→ **Instructions for the task**
From the line with "Write the D3.js code for this chart." to the line with "return d.value >", both lines included, set down exactly those lines, please, and no others.

→ **Extracted data**
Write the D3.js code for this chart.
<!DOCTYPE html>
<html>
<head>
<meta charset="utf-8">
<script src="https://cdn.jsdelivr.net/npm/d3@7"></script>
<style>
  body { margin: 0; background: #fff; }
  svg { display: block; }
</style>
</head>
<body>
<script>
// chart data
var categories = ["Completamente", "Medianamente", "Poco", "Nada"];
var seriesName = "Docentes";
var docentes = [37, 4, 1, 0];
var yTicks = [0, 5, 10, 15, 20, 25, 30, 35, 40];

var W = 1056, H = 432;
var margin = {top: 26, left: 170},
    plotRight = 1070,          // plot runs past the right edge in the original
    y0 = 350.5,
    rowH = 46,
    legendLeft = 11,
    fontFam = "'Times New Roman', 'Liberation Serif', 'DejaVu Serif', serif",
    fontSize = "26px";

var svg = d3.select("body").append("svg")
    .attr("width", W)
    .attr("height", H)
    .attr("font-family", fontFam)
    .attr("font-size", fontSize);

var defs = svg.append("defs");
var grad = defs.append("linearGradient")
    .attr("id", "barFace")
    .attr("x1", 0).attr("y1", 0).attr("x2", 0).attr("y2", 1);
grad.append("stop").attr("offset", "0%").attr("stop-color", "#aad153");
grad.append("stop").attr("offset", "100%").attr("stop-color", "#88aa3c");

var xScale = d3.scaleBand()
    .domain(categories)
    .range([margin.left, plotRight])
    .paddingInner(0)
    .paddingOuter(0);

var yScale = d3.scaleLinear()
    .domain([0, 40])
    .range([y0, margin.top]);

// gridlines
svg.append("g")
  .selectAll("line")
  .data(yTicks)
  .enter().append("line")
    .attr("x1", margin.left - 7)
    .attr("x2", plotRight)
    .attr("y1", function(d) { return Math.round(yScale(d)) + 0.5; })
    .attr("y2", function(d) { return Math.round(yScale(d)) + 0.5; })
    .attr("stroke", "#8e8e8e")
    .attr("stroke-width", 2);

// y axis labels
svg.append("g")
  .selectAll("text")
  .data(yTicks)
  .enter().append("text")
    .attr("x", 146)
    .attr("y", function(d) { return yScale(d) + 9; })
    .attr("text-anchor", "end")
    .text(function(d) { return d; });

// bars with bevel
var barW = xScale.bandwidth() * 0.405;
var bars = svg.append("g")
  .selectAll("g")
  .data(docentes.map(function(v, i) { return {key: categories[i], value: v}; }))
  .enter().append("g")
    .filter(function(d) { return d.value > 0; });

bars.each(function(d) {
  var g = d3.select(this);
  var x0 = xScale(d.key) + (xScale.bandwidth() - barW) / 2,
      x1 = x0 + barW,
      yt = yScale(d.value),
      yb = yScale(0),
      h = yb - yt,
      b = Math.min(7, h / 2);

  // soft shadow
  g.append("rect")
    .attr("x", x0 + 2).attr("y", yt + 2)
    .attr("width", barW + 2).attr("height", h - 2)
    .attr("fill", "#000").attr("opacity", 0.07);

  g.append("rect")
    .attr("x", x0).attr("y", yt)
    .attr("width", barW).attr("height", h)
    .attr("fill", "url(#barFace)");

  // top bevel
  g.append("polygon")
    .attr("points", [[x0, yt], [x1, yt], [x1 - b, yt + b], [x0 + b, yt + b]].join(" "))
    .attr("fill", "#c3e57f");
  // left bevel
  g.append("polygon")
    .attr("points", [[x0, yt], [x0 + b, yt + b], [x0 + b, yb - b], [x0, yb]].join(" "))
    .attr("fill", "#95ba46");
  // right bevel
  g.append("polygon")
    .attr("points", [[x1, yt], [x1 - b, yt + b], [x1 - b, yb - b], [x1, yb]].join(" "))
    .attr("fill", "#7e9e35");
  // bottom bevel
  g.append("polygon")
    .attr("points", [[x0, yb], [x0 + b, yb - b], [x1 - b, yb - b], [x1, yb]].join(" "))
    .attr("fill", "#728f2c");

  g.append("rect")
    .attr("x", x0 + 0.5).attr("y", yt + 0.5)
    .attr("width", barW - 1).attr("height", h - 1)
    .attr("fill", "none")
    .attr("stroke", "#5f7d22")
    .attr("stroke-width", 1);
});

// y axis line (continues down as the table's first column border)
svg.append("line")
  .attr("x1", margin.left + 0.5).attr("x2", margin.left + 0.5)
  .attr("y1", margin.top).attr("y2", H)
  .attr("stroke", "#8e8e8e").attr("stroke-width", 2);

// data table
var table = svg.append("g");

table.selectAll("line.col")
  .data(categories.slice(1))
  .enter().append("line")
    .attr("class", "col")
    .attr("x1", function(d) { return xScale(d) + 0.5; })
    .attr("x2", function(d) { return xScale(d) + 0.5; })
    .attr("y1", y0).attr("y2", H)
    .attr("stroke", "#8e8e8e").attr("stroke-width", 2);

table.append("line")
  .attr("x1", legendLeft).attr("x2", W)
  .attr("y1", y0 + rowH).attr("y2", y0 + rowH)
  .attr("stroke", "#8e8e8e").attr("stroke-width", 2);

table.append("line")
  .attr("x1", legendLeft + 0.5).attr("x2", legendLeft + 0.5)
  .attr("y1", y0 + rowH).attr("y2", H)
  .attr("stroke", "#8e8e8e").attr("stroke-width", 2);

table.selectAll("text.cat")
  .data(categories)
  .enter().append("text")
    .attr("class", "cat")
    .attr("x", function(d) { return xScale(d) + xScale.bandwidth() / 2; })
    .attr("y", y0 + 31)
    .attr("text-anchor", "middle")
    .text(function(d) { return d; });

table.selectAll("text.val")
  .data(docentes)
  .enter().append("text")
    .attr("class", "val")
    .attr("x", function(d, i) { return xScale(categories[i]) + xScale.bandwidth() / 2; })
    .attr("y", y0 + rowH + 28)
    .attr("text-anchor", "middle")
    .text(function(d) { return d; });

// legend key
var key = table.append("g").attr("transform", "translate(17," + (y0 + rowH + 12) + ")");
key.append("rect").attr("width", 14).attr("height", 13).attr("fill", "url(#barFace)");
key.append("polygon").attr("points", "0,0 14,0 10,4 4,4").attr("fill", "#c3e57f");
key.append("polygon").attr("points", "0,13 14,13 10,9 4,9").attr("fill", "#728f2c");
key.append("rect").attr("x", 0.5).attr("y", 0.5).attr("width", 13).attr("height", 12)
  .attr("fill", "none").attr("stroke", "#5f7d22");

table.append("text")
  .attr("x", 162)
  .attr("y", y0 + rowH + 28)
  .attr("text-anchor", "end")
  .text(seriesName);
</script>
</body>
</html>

...

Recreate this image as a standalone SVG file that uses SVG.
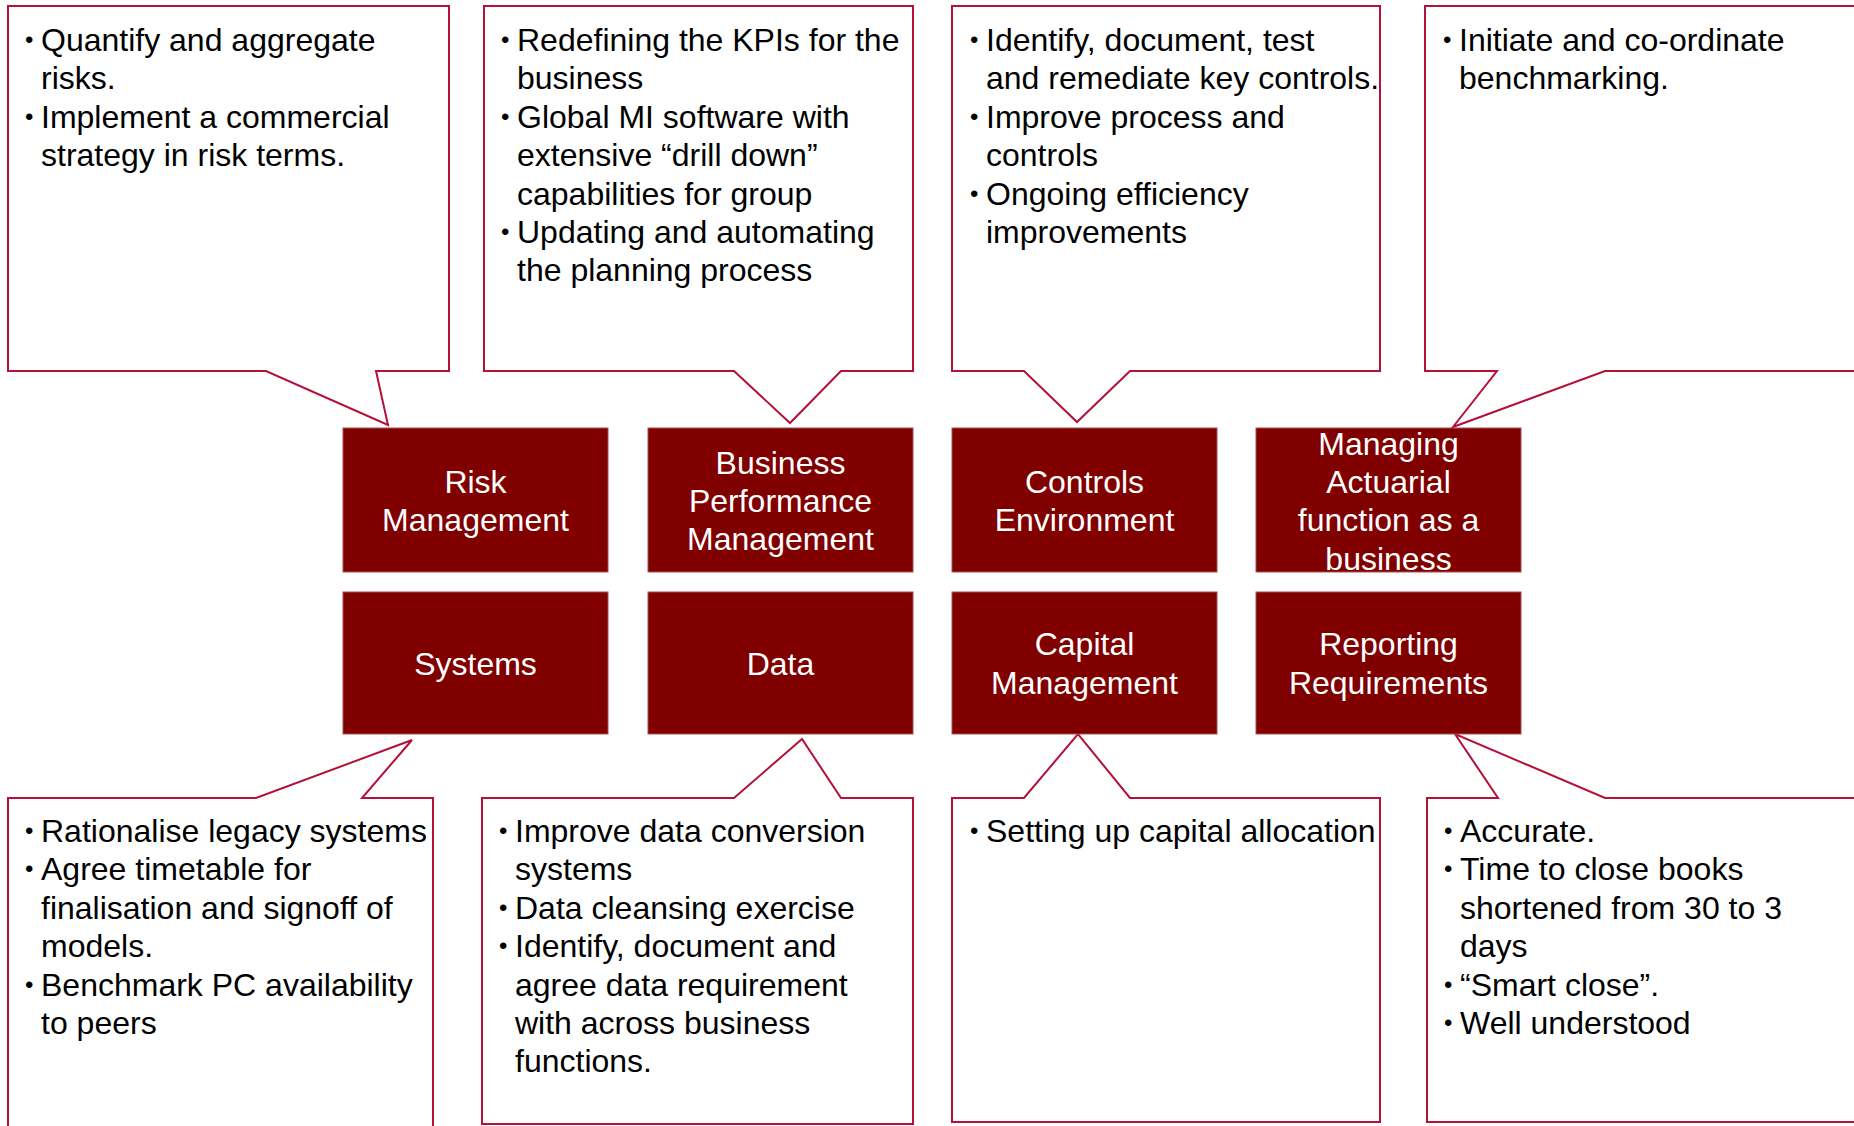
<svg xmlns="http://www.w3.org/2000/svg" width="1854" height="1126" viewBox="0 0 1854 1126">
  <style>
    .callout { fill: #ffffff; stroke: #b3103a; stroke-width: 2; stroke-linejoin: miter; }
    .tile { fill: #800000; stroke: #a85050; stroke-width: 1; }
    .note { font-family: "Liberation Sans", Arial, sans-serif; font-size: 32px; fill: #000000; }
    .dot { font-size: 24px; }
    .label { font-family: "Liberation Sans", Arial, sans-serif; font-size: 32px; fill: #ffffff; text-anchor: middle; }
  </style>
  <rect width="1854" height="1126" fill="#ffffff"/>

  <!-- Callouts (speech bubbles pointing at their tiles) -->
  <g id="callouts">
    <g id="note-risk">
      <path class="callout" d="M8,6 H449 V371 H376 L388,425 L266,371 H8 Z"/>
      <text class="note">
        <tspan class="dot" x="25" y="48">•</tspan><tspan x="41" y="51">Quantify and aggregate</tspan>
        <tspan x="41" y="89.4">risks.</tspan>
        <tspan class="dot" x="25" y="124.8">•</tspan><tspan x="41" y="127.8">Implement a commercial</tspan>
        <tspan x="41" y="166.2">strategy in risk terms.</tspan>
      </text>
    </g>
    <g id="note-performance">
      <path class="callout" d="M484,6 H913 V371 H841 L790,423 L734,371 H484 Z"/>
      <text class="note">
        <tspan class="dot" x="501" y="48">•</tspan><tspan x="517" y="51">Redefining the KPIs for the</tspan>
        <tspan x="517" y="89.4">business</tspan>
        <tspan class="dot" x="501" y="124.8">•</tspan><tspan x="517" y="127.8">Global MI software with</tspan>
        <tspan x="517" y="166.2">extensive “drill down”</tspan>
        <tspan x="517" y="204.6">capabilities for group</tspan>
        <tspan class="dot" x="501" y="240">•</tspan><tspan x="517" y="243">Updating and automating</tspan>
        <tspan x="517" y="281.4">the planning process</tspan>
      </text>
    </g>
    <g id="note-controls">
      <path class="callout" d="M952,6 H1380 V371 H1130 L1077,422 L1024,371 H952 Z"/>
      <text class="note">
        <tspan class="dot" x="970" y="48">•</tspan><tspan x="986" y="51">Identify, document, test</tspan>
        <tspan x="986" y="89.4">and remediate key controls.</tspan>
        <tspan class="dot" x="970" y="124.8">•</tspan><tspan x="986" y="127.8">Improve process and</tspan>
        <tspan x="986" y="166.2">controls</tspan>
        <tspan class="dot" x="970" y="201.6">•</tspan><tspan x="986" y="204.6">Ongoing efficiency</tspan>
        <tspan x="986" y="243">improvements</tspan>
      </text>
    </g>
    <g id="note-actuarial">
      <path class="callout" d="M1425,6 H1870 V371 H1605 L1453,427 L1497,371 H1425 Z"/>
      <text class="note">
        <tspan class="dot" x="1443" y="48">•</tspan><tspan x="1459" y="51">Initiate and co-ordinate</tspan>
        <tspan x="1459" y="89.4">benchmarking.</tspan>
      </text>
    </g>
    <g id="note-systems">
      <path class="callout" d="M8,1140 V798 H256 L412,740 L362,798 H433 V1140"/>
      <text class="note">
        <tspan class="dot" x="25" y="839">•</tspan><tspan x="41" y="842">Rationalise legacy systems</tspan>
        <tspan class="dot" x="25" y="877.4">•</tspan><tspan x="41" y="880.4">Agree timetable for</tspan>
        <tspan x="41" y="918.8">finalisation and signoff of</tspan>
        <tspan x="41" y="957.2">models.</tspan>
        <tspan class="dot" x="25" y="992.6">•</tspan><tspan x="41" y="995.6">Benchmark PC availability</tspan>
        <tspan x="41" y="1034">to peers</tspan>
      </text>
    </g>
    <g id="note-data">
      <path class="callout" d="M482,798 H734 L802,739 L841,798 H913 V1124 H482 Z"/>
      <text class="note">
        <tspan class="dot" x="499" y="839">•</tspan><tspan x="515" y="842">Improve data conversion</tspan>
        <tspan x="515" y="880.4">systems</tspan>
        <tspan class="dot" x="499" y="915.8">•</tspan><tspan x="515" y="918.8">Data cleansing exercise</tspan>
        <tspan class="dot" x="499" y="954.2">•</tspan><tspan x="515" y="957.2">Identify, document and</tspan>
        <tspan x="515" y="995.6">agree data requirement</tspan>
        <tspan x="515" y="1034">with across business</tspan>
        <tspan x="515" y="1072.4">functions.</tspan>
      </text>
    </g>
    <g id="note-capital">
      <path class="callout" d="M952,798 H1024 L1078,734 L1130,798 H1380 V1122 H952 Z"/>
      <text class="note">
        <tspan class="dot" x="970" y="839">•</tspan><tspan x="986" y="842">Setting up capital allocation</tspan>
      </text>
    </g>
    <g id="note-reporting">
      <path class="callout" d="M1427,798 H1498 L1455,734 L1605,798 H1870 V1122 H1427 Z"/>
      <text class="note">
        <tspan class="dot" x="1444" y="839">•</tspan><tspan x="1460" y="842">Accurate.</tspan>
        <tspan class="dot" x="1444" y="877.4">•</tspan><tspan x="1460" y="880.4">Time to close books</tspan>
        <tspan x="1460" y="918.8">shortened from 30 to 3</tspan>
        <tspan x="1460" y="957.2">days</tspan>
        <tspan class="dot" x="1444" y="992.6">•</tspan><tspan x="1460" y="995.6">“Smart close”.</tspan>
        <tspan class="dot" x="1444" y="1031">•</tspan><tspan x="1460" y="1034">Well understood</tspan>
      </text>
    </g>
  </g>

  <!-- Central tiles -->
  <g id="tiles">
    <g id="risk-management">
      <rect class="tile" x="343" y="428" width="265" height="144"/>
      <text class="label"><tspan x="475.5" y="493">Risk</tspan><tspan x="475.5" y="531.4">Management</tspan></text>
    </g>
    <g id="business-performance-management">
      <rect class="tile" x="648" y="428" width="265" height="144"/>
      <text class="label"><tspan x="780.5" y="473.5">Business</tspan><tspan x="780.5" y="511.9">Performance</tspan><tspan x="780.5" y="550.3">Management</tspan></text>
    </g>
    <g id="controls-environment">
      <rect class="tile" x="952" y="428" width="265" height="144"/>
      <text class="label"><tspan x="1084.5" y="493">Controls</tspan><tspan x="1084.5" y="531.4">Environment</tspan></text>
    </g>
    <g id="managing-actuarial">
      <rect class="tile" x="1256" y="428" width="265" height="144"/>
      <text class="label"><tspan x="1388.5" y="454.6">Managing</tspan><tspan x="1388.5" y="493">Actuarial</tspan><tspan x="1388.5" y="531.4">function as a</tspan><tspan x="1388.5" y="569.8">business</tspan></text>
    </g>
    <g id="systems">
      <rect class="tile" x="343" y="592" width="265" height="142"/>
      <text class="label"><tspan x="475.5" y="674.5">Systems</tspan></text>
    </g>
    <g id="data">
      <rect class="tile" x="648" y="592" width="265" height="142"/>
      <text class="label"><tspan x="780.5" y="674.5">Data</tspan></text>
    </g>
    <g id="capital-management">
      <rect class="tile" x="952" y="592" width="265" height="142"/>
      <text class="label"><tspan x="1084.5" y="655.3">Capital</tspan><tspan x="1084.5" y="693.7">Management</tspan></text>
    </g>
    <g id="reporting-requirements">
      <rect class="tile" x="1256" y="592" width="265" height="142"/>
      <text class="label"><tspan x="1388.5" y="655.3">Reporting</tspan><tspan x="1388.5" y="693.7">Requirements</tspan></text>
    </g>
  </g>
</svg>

→ **Answer to this exercise**
Write the D3.js code for this chart.
<!DOCTYPE html>
<html>
<head>
<meta charset="utf-8">
<script src="https://cdn.jsdelivr.net/npm/d3@7"></script>
<style>
  body { margin: 0; background: #fff; }
  svg { display: block; }
</style>
</head>
<body>
<script>
// chart data
var categories = ["Completamente", "Medianamente", "Poco", "Nada"];
var seriesName = "Docentes";
var docentes = [37, 4, 1, 0];
var yTicks = [0, 5, 10, 15, 20, 25, 30, 35, 40];

var W = 1056, H = 432;
var margin = {top: 26, left: 170},
    plotRight = 1070,          // plot runs past the right edge in the original
    y0 = 350.5,
    rowH = 46,
    legendLeft = 11,
    fontFam = "'Times New Roman', 'Liberation Serif', 'DejaVu Serif', serif",
    fontSize = "26px";

var svg = d3.select("body").append("svg")
    .attr("width", W)
    .attr("height", H)
    .attr("font-family", fontFam)
    .attr("font-size", fontSize);

var defs = svg.append("defs");
var grad = defs.append("linearGradient")
    .attr("id", "barFace")
    .attr("x1", 0).attr("y1", 0).attr("x2", 0).attr("y2", 1);
grad.append("stop").attr("offset", "0%").attr("stop-color", "#aad153");
grad.append("stop").attr("offset", "100%").attr("stop-color", "#88aa3c");

var xScale = d3.scaleBand()
    .domain(categories)
    .range([margin.left, plotRight])
    .paddingInner(0)
    .paddingOuter(0);

var yScale = d3.scaleLinear()
    .domain([0, 40])
    .range([y0, margin.top]);

// gridlines
svg.append("g")
  .selectAll("line")
  .data(yTicks)
  .enter().append("line")
    .attr("x1", margin.left - 7)
    .attr("x2", plotRight)
    .attr("y1", function(d) { return Math.round(yScale(d)) + 0.5; })
    .attr("y2", function(d) { return Math.round(yScale(d)) + 0.5; })
    .attr("stroke", "#8e8e8e")
    .attr("stroke-width", 2);

// y axis labels
svg.append("g")
  .selectAll("text")
  .data(yTicks)
  .enter().append("text")
    .attr("x", 146)
    .attr("y", function(d) { return yScale(d) + 9; })
    .attr("text-anchor", "end")
    .text(function(d) { return d; });

// bars with bevel
var barW = xScale.bandwidth() * 0.405;
var bars = svg.append("g")
  .selectAll("g")
  .data(docentes.map(function(v, i) { return {key: categories[i], value: v}; }))
  .enter().append("g")
    .filter(function(d) { return d.value > 0; });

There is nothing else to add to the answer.